In the first project of its kind in the U.S., the state Department of Transportation received an $8.4 million grant last week from the U.S. Department of Transportation to test the safe integration of automated driving systems into work zones.
Automated vehicles do not perform well in work zones, the publication WIRED reported in 2017, since so many work zone cues are designed for human drivers. Work zones also prove dangerous for motorists and workers. In Pennsylvania, the number of work zone crashes has increased since 2007, topping out at 2,075 in 2016, according to PennDOT data.
“I am thrilled that the efforts of the department and our partners in the realm of automated vehicle technology have received national recognition,” said PennDOT Secretary Leslie Richards in a press release. “Crashes in highway work zones have killed at least 4,700 Americans — more than two a day — and injured 200,000 in the last five years alone.
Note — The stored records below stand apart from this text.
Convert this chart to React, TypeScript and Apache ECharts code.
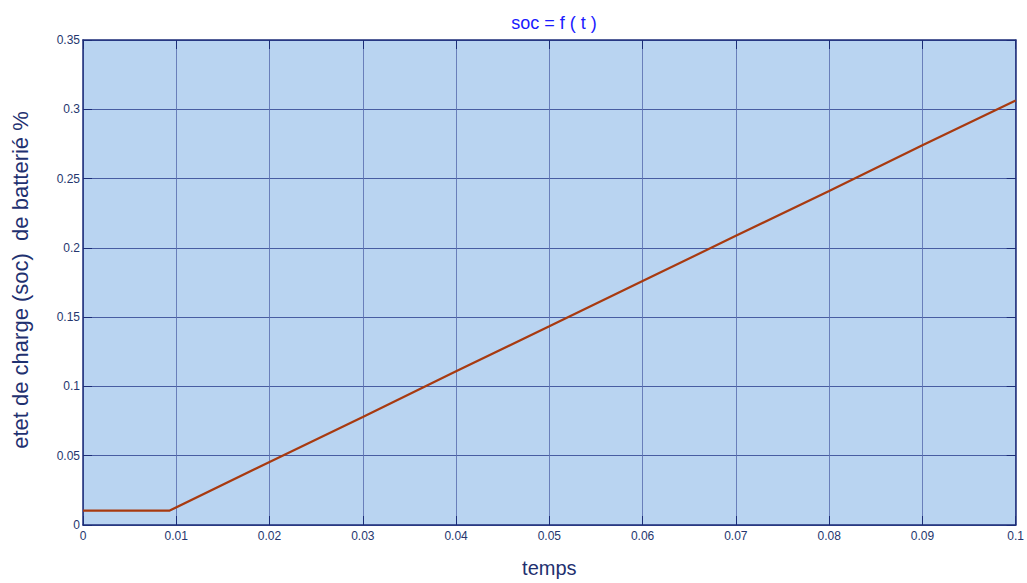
import React, { useEffect, useRef } from "react";
import * as echarts from "echarts";

const timeValues = [0, 0.0093, 0.02, 0.03, 0.04, 0.05, 0.06, 0.07, 0.08, 0.09, 0.1];
const socValues = [0.0104, 0.0104, 0.0455, 0.078, 0.111, 0.1434, 0.176, 0.2087, 0.241, 0.274, 0.3064];
const titleText = "soc = f ( t )";
const xName = "temps";
const yName = "etet de charge (soc)  de batterié %";

export default function App() {
  const ref = useRef<HTMLDivElement>(null);
  useEffect(() => {
    document.body.style.margin = "0";
    const chart = echarts.init(ref.current!, null, { renderer: "svg" });
    const axisColor = "#1c2d78";
    const labelColor = "#25366e";
    const font = "Liberation Sans, Arial, sans-serif";
    const data = timeValues.map((t, i) => [t, socValues[i]]);
    const fmt = (v: number) => String(+v.toFixed(2));
    chart.setOption({
      animation: false,
      backgroundColor: "#ffffff",
      title: {
        text: titleText,
        left: 549,
        top: 9,
        textAlign: "center",
        textStyle: { color: "#1a1aff", fontSize: 18, fontWeight: "normal", fontFamily: font },
      },
      graphic: [
        {
          type: "text",
          x: 20,
          y: 280,
          rotation: Math.PI / 2,
          style: {
            text: yName,
            fill: "#1f3170",
            font: "22px Liberation Sans, Arial, sans-serif",
            align: "center",
            verticalAlign: "middle",
          },
        },
      ],
      grid: { left: 83, right: 9, top: 40, bottom: 45, show: true, backgroundColor: "#b9d4f1", borderWidth: 0 },
      xAxis: [
        {
          type: "value",
          min: 0,
          max: 0.1,
          interval: 0.01,
          name: xName,
          nameLocation: "middle",
          nameGap: 33,
          nameTextStyle: { color: "#1f3170", fontSize: 20, fontFamily: font },
          axisLine: { show: true, onZero: false, lineStyle: { color: axisColor, width: 1.5 } },
          axisTick: { show: true, inside: true, length: 9, lineStyle: { color: axisColor } },
          axisLabel: { color: labelColor, fontSize: 12, fontFamily: font, margin: 5, formatter: fmt },
          splitLine: { show: true, lineStyle: { color: "#5a70b0", width: 1, opacity: 0.85 } },
        },
        {
          type: "value",
          position: "top",
          min: 0,
          max: 0.1,
          interval: 0.01,
          axisLine: { show: true, onZero: false, lineStyle: { color: axisColor, width: 1.5 } },
          axisTick: { show: true, inside: true, length: 9, lineStyle: { color: axisColor } },
          axisLabel: { show: false },
          splitLine: { show: false },
        },
      ],
      yAxis: [
        {
          type: "value",
          min: 0,
          max: 0.35,
          interval: 0.05,
          axisLine: { show: true, onZero: false, lineStyle: { color: axisColor, width: 1.5 } },
          axisTick: { show: true, inside: true, length: 9, lineStyle: { color: axisColor } },
          axisLabel: { color: labelColor, fontSize: 12, fontFamily: font, margin: 3, formatter: fmt },
          splitLine: { show: true, lineStyle: { color: "#3c5099", width: 1, opacity: 0.9 } },
        },
        {
          type: "value",
          position: "right",
          min: 0,
          max: 0.35,
          interval: 0.05,
          axisLine: { show: true, onZero: false, lineStyle: { color: axisColor, width: 1.5 } },
          axisTick: { show: true, inside: true, length: 9, lineStyle: { color: axisColor } },
          axisLabel: { show: false },
          splitLine: { show: false },
        },
      ],
      series: [
        {
          type: "line",
          data,
          showSymbol: false,
          symbol: "none",
          lineStyle: { color: "#a83a10", width: 2.2 },
        },
      ],
    });
    return () => chart.dispose();
  }, []);
  return <div ref={ref} style={{ width: 1027, height: 583 }} />;
}
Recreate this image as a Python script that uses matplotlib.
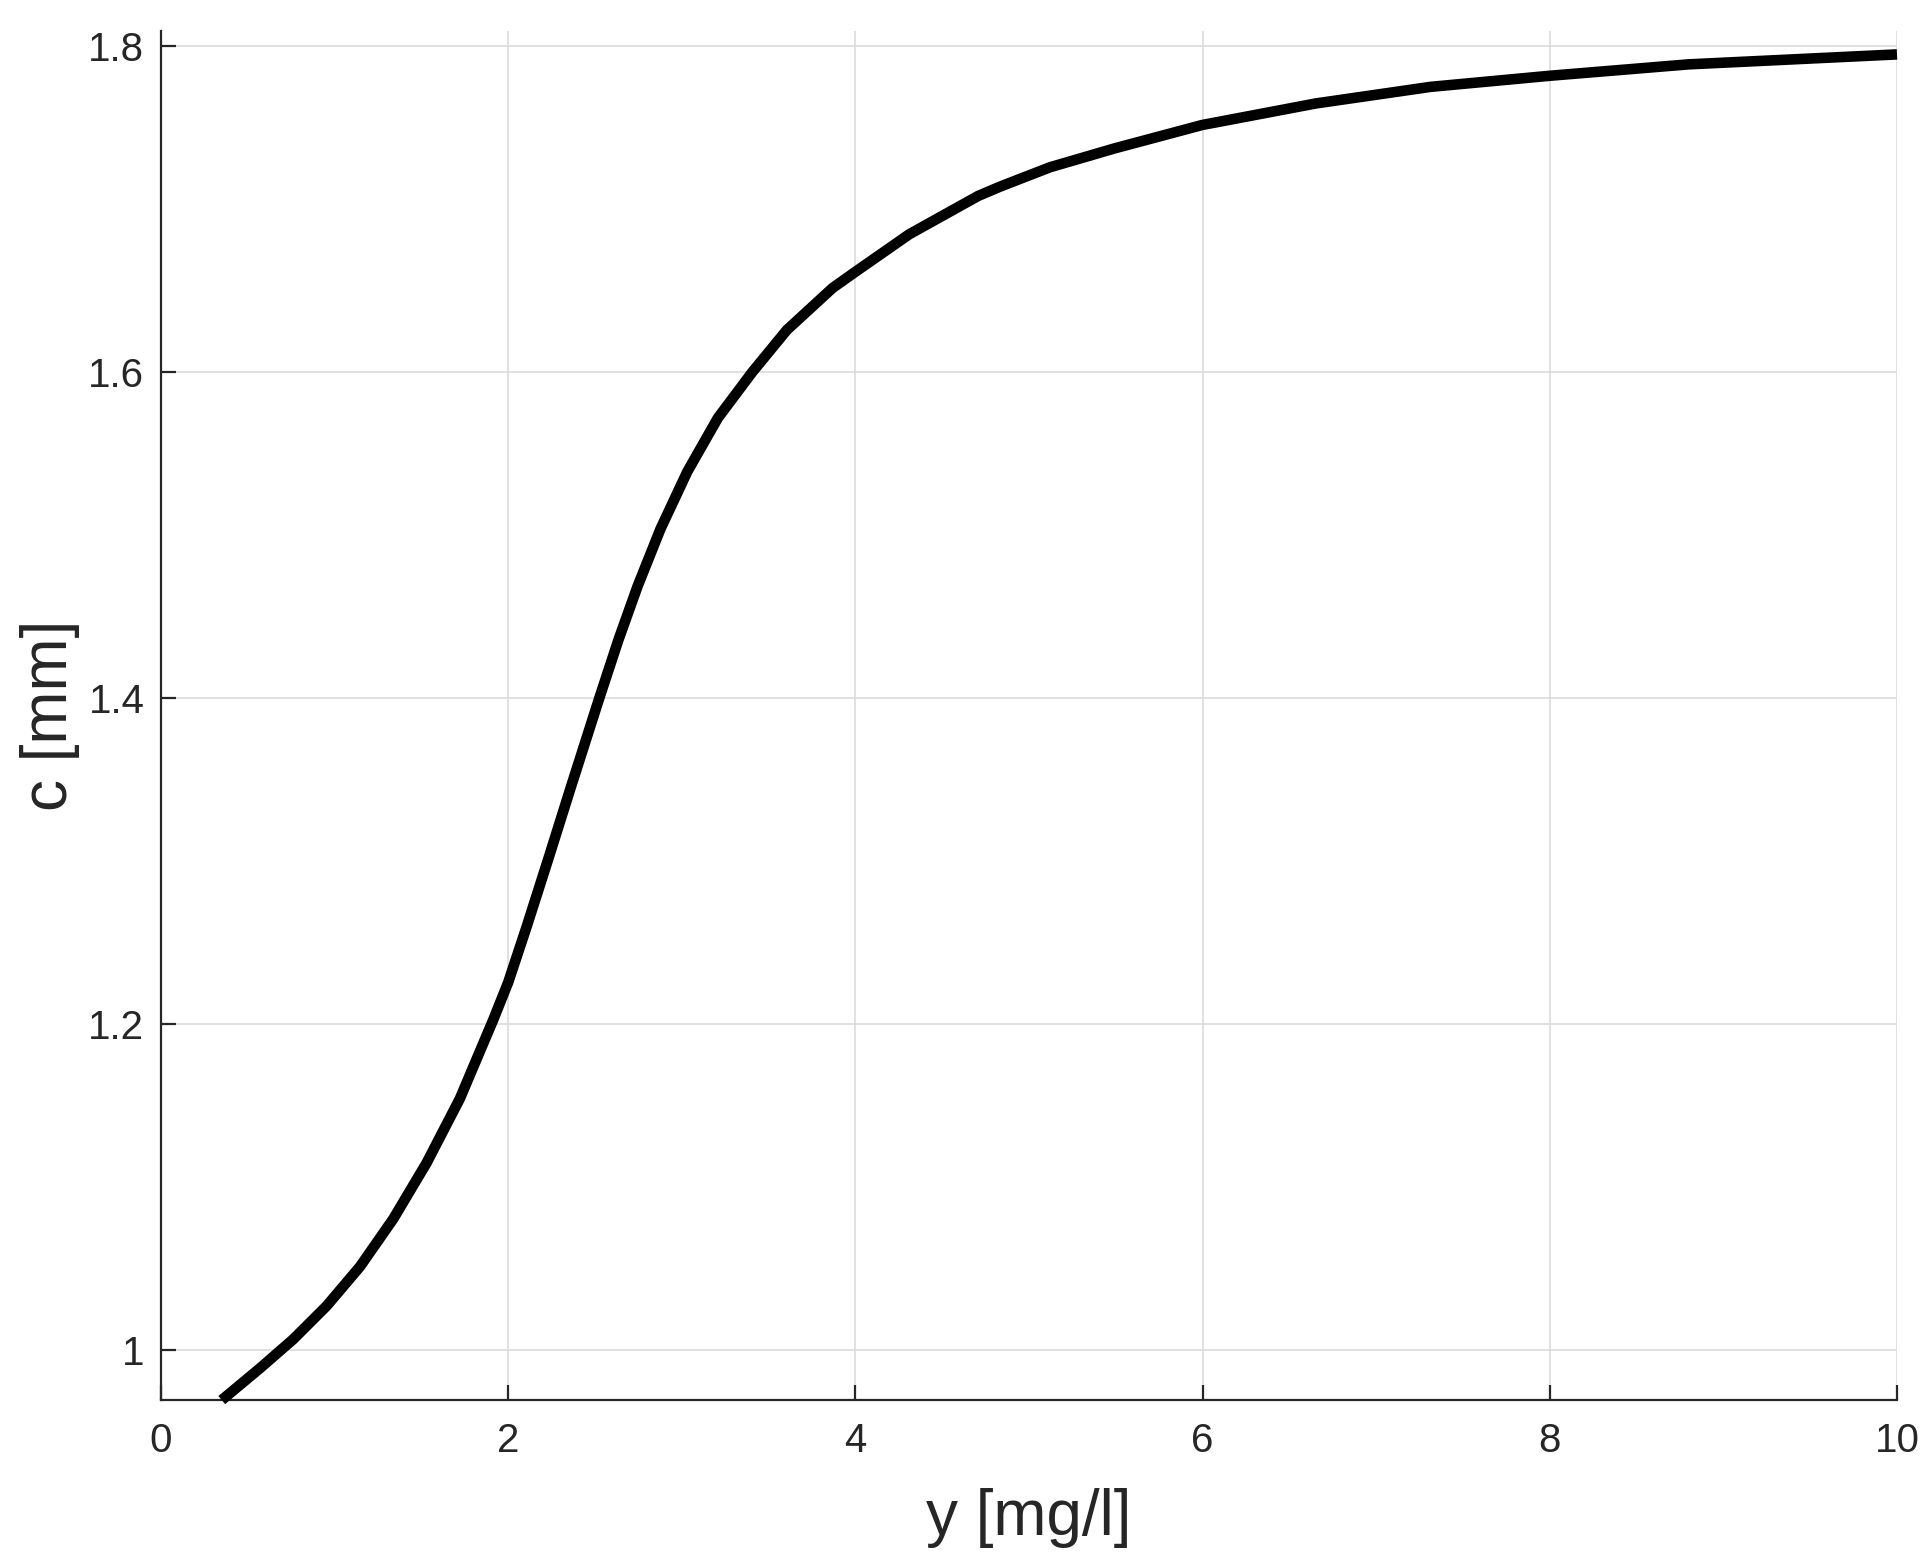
import matplotlib
matplotlib.use("Agg")
import matplotlib.pyplot as plt

# Data
y_conc = [0.35, 0.570, 0.762, 0.954, 1.146, 1.338, 1.530, 1.722, 1.914, 2.0,
          2.107, 2.23, 2.36, 2.441, 2.525, 2.635, 2.745, 2.877, 3.032, 3.208,
          3.406, 3.605, 3.869, 4.0, 4.31, 4.707, 4.833, 5.121, 5.494, 5.997,
          6.651, 7.313, 8.0, 8.80, 10.0]
c_mm = [0.9695, 0.989, 1.0068, 1.0272, 1.0513, 1.0806, 1.1149, 1.1544, 1.2027, 1.2256,
        1.260, 1.301, 1.345, 1.372, 1.400, 1.4356, 1.4684, 1.5036, 1.5388, 1.5717,
        1.5998, 1.6256, 1.6514, 1.6613, 1.6843, 1.7078, 1.7135, 1.7254, 1.737, 1.7513,
        1.7645, 1.7747, 1.7815, 1.7885, 1.7946]

x_ticks = [0, 2, 4, 6, 8, 10]
x_tick_labels = ["0", "2", "4", "6", "8", "10"]
y_ticks = [1.0, 1.2, 1.4, 1.6, 1.8]
y_tick_labels = ["1", "1.2", "1.4", "1.6", "1.8"]

plt.rcParams['font.family'] = ['Liberation Sans', 'DejaVu Sans']
txt = '#262626'

fig = plt.figure(figsize=(9.66, 7.84), dpi=200)
ax = fig.add_axes([161/1932, 168/1568, (1897-161)/1932, (1400-31)/1568])

ax.plot(y_conc, c_mm, color='black', lw=3.8, solid_capstyle='butt',
        solid_joinstyle='round', clip_on=False, zorder=3)

ax.set_xlim(0, 10)
ax.set_ylim(0.96953, 1.80895)
ax.set_xticks(x_ticks)
ax.set_xticklabels(x_tick_labels)
ax.set_yticks(y_ticks)
ax.set_yticklabels(y_tick_labels)

ax.grid(True, color='#dcdcdc', lw=0.6)
ax.set_axisbelow(True)
for s in ['top', 'right']:
    ax.spines[s].set_visible(False)
for s in ['left', 'bottom']:
    ax.spines[s].set_color(txt)
    ax.spines[s].set_linewidth(0.8)

ax.tick_params(direction='in', length=5.4, width=0.8, colors=txt,
               labelsize=14.5, pad=6)
ax.tick_params(axis='x', pad=8)

ax.set_xlabel('y [mg/l]', fontsize=23, color=txt, labelpad=10)
ax.set_ylabel('c [mm]', fontsize=23, color=txt, labelpad=3)

fig.savefig('out.png', dpi=200, facecolor='white')
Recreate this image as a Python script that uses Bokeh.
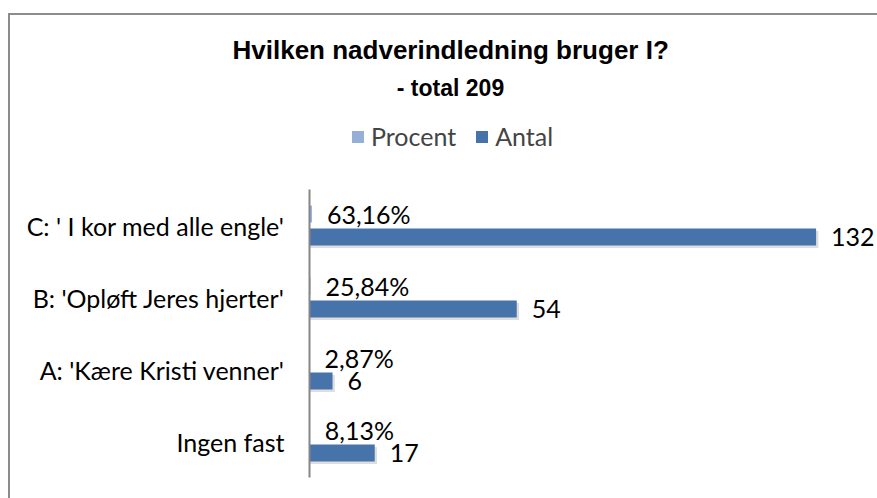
from bokeh.plotting import figure
from bokeh.layouts import column
from bokeh.models import (Range1d, ColumnDataSource, Legend, LegendItem,
                          FixedTicker, Label)
from bokeh.transform import dodge
from bokeh.core.properties import value
from bokeh.embed import file_html
from bokeh.resources import INLINE

# ---- data ----
categories = ["Ingen fast", "A: 'Kære Kristi venner'",
              "B: 'Opløft Jeres hjerter'", "C: ' I kor med alle engle'"]
procent = [0.0813, 0.0287, 0.2584, 0.6316]
antal = [17, 6, 54, 132]
series_names = ["Procent", "Antal"]
title_text = "Hvilken nadverindledning bruger I?"
subtitle_text = "- total 209"

positions = list(range(len(categories)))
procent_labels = [f"{v * 100:.2f}%".replace(".", ",") for v in procent]
antal_labels = [str(v) for v in antal]

LIGHT = "#95AFD7"
DARK = "#4673AA"
FONT = "Lato"
FS = "25px"
TOP = 49

src = ColumnDataSource(dict(pos=positions, procent=procent, antal=antal,
                            plab=procent_labels, alab=antal_labels))

p = figure(width=867, height=483,
           y_range=Range1d(-0.5, (426 - TOP) / 72),
           x_range=Range1d(0, 148),
           x_axis_location=None,
           output_backend="svg", toolbar_location=None,
           min_border_left=299, min_border_right=0,
           min_border_top=TOP, min_border_bottom=21)
p.outline_line_color = None
p.grid.visible = False
p.background_fill_color = "white"
p.border_fill_color = "white"

# main title (sits just above the plot frame, extends left of it)
p.title.text = title_text
p.title.align = "left"
p.title.offset = -77
p.title.vertical_align = "bottom"
p.title.text_font = "Liberation Sans"
p.title.text_font_style = "bold"
p.title.text_font_size = "26px"
p.title.text_color = "black"
p.title.standoff = 0

# subtitle
p.add_layout(Label(x=141, y=390, x_units="screen", y_units="screen",
                   text=subtitle_text, text_align="center",
                   text_baseline="alphabetic", text_font="Liberation Sans",
                   text_font_style="bold", text_font_size="23px",
                   text_color="black"))

ax = p.yaxis[0]
ax.bounds = (-0.5, len(categories) - 0.5)
ax.ticker = FixedTicker(ticks=positions)
ax.major_label_overrides = {i: c for i, c in zip(positions, categories)}
ax.axis_line_color = "#868686"
ax.axis_line_width = 2
ax.major_tick_line_color = None
ax.minor_tick_line_color = None
ax.major_tick_out = 0
ax.major_tick_in = 0
ax.major_label_standoff = 25
ax.major_label_text_font = FONT
ax.major_label_text_font_size = FS
ax.major_label_text_color = "black"

OFF = 0.16
H = 0.236

# shadow of Antal bars
p.hbar(y=dodge("pos", -OFF - 0.035), left=0,
       right=dodge("antal", 0.6), height=H, source=src,
       fill_color="black", fill_alpha=0.13, line_color=None)

pr = p.hbar(y=dodge("pos", OFF), left=0, right="procent",
            height=H, source=src, fill_color=LIGHT, line_color=None)
an = p.hbar(y=dodge("pos", -OFF), left=0, right="antal",
            height=H, source=src, fill_color=DARK, line_color=None)

p.text(x="procent", y=dodge("pos", OFF), text="plab",
       x_offset=15, text_baseline="middle", text_align="left",
       text_font=value(FONT), text_font_size=FS, text_color="black",
       source=src)
p.text(x="antal", y=dodge("pos", -OFF), text="alab",
       x_offset=15, text_baseline="middle", text_align="left",
       text_font=value(FONT), text_font_size=FS, text_color="black",
       source=src)

legend = Legend(items=[LegendItem(label=series_names[0], renderers=[pr]),
                       LegendItem(label=series_names[1], renderers=[an])],
                location=(41, 326), orientation="horizontal",
                glyph_width=15, glyph_height=15,
                label_text_font=FONT, label_text_font_size=FS,
                label_standoff=6, spacing=18, padding=0, margin=0,
                border_line_color=None, background_fill_alpha=0)
p.add_layout(legend)

page = column(p, styles={"margin-top": "13px", "margin-left": "8px",
                         "border-top": "2px solid #8c8c8c",
                         "border-left": "2px solid #8c8c8c"})

open("out.html", "w").write(file_html(page, INLINE))
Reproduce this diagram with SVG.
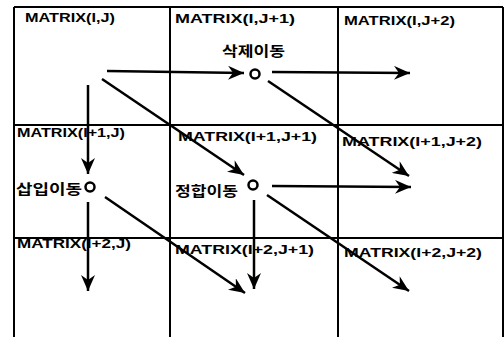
<svg xmlns="http://www.w3.org/2000/svg" width="504" height="337" viewBox="0 0 504 337">
<defs>
<marker id="ah" markerUnits="userSpaceOnUse" markerWidth="18" markerHeight="14" refX="16" refY="7" orient="auto">
<path d="M0,0 L16,7 L0,14 L5,7 z" fill="#000"/>
</marker>
<style>
.grid{stroke:#000;stroke-width:2;fill:none}
.lbl{font-family:"Liberation Sans",Arial,sans-serif;font-size:13px;font-weight:bold;fill:#000}
.kor{font-family:"Noto Sans CJK KR","Noto Sans CJK SC",sans-serif;font-size:14px;font-weight:bold;fill:#000}
.arr{stroke:#000;stroke-width:2.5;fill:none;marker-end:url(#ah)}
.node{stroke:#000;stroke-width:2.5;fill:#fff}
</style>
</defs>
<rect width="504" height="337" fill="#fff"/>
<g id="grid">
<path class="grid" d="M14,7 L503,7 M14,7 L14,337 M170,7 L170,337 M338,7 L338,337 M503,7 L503,337 M14,125 L503,125 M14,238 L503,238"/>
</g>
<g id="cells">
<text class="lbl" x="25" y="22" textLength="90" lengthAdjust="spacingAndGlyphs">MATRIX(I,J)</text>
<text class="lbl" x="175" y="23" textLength="120" lengthAdjust="spacingAndGlyphs">MATRIX(I,J+1)</text>
<text class="lbl" x="344" y="25" textLength="111" lengthAdjust="spacingAndGlyphs">MATRIX(I,J+2)</text>
<text class="lbl" x="17" y="137" textLength="108" lengthAdjust="spacingAndGlyphs">MATRIX(I+1,J)</text>
<text class="lbl" x="178" y="141" textLength="139" lengthAdjust="spacingAndGlyphs">MATRIX(I+1,J+1)</text>
<text class="lbl" x="342" y="146" textLength="140" lengthAdjust="spacingAndGlyphs">MATRIX(I+1,J+2)</text>
<text class="lbl" x="17" y="248" textLength="114" lengthAdjust="spacingAndGlyphs">MATRIX(I+2,J)</text>
<text class="lbl" x="175" y="254" textLength="139" lengthAdjust="spacingAndGlyphs">MATRIX(I+2,J+1)</text>
<text class="lbl" x="344" y="257" textLength="138" lengthAdjust="spacingAndGlyphs">MATRIX(I+2,J+2)</text>
</g>
<g id="connectors">
<line class="arr" x1="107" y1="71" x2="244" y2="73"/>
<line class="arr" x1="102" y1="79" x2="244" y2="175"/>
<line class="arr" x1="88" y1="85" x2="88" y2="174"/>
<line class="arr" x1="272" y1="72" x2="410" y2="73"/>
<line class="arr" x1="268" y1="81" x2="409" y2="176"/>
<line class="arr" x1="88" y1="202" x2="88" y2="291"/>
<line class="arr" x1="105" y1="197" x2="245" y2="293"/>
<line class="arr" x1="272" y1="186" x2="411" y2="187"/>
<line class="arr" x1="267" y1="195" x2="409" y2="291"/>
<line class="arr" x1="254" y1="200" x2="254" y2="289"/>
</g>
<g id="delete">
<circle class="node" cx="255" cy="74" r="4.5"/>
<text class="kor" x="222" y="56" textLength="63" lengthAdjust="spacingAndGlyphs">삭제이동</text>
</g>
<g id="insert">
<circle class="node" cx="90" cy="187" r="4.5"/>
<text class="kor" x="16" y="194" textLength="66" lengthAdjust="spacingAndGlyphs">삽입이동</text>
</g>
<g id="match">
<circle class="node" cx="253" cy="185" r="4.5"/>
<text class="kor" x="175" y="196" textLength="63" lengthAdjust="spacingAndGlyphs">정합이동</text>
</g>
</svg>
If we can improve how AVs interact with work zones, there will be significant safety benefits for the traveling public.”
Penn State is part of the core team that will conduct demonstrations of automated vehicles by studying if improved connectivity, enhanced visibility and high definition mapping will help AVs travel safely among work zones. Carnegie Mellon University, PennDOT and the Pennsylvania Turnpike Commission will join Penn State in the planning testing and evaluation of AV integration in work zones.
The team’s plan consists of running demonstrations of AV operations on the Penn State Larson Transportation Institute test track in State College for 17 different common work zone configurations spanning urban, rural and suburban settings. On top of that, the team will conduct live on-road testing for at least three of the work zone scenarios, including an urban environment, a mobile environment and a limited access facility.
Penn State also plans to provide its high-definition roadway mapping vehicle, which is equipped with a data collection system that can gather geolocation information for lane designations, lane stripe information, camera images for visibility, radar information and lidar. CMU will provide the AV to which Penn State’s mapping vehicle will transmit.
“These maps and data will then be used to simulate how connected and autonomous vehicles impact traffic flow and safety across a variety of operational scenarios,” said Eric Donnell, director of the Thomas D. Larson Pennsylvania Transportation Institute at Penn State in a press release.
The project will roll out over four years and its total cost is $12.4 million, according to the grant application.
“Solutions developed by our team will be tested at the Thomas D. Larson Pennsylvania Transportation Institute’s closed-loop test track, and ultimately applied in work zones across the Commonwealth,” said Donnell.